How to improve your Wi-Fi range and reception at home

The ubiquity and low cost of Wi-Fi has freed us all from the tyranny of Ethernet cables, but Wi-Fi still isn’t as foolproof as a cable. Sometimes your Wi-Fi can drop out, get slow, or just plain not work in certain areas of the house. Before you throw up your hands in defeat and go crawling back to the Ethernet cable, here are some things you can do to improve your wireless.

Check for firmware updates

The hardware is only part of the equation when it comes to good coverage. Your router has software that runs the show behind the scenes, and manufacturers often release new versions that add features and tweak the performance. Upgrading the firmware used to be a huge pain on routers, but it’s better these days. You’ll need to log into your router’s administrator interface or management app. Look for the upgrade option and pull the trigger. Some old routers require you to download the firmware from the manufacturer’s website and upload it to the router manually.

2014-10-31 18_09_27-NETGEAR Router WNDR4500v2

Some new routers make it even easier by installing updates silently in the background when you’re not actively using the connection. This might need to be turned on in the settings, but Google’s routers do this by default. A few routers can also be flashed with third-party firmware like DD-WRT that have more options. However, you can brick the device if you’re not careful.

Move the router

Most routers look like computer equipment, what with all those antennas and blinking lights. So, the instinct is to put them someplace out of the way, or maybe even in a cabinet. That’s not good for signal strength, though. That just means the signal will be weaker by the time it reaches your devices. Your router will work better if it’s in a central location, usually higher up. You should also keep it clear of other devices that operate in the 2.4GHz and 5GHz bands as that can cause interference (such as from microwaves). There are some routers designed to be stylish or understated that you can put out in the open, but you might have to stare at your unsightly router if buying a new one isn’t an option.
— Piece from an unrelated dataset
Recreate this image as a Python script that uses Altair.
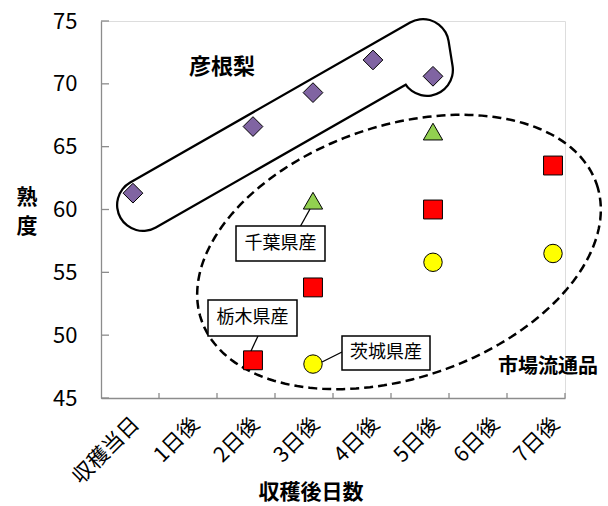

You can use your phone to test the signal strength around the house as you re-position the router. Grab a signal strength monitor app (there are dozens of them) and take a stroll around. If by some miracle you have access to a phone with Google Tango, you can create a 3D map of the space with Wi-Fi strength overlaid.

Change wireless channels

Routers all operate in the 2.4GHz and 5GHz bands, but there are different ranges within each that your network can operate within. Check your router’s settings, and you should have an option to manually change the channel. But what should you change it to? That depends what’s the most open channel.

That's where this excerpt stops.